無国籍の日本人/井戸まさえ

戸籍を持たずに暮らしている人がいる。戸籍は通常、子供が生まれた時に親が届け出をすることで登録されるものなのだけど、様々な理由でそれができない人がいる。その理由は、暴力や貧困が原因であったりする。そして戸籍を持たない子供は、学校に通うこともまともな仕事に就くこともできない。

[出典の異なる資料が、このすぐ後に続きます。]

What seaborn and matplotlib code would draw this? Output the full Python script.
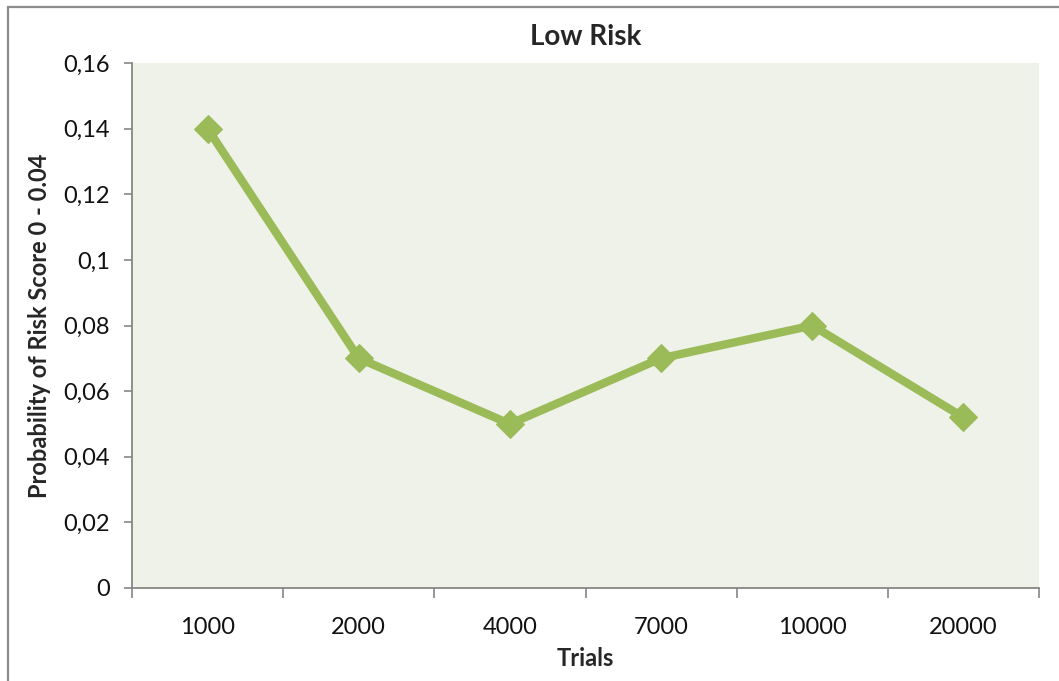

著者の井戸さんは、制度の都合で、自身の子供が一時的に無戸籍になってしまった。その時の大変さを思い、戸籍がない人達が戸籍を取得できるよう支援している。

 

この本に登場した無戸籍の人達は、暴力や貧困のため驚くほど滅茶苦茶な人生を送っている。そして、戸籍を取得しようとしても簡単に取得できない。もちろん簡単に取得できては悪用されてしまうので、仕方がないのかもしれないけど、その人がその人であることを証明するために色々なことを尋ねられ疑われ、中にはそれが嫌になり、諦めてしまう人もいる。私には実感しづらいことなのだけど、戸籍がない人達は皆後ろめたいような気持ちで生きているそうなので、そうやって疑われるのは、普通の人よりもつらいことなのかもしれない。

この本に登場する人のうちの一人が、あと少しで戸籍を取得できそうだと思ったのに、学校に通っていないのにまともな文章が書けたりPCを扱えたりするのはおかしい、という理由で戸籍を取得できなかったと知った時、がっかりしてしまった。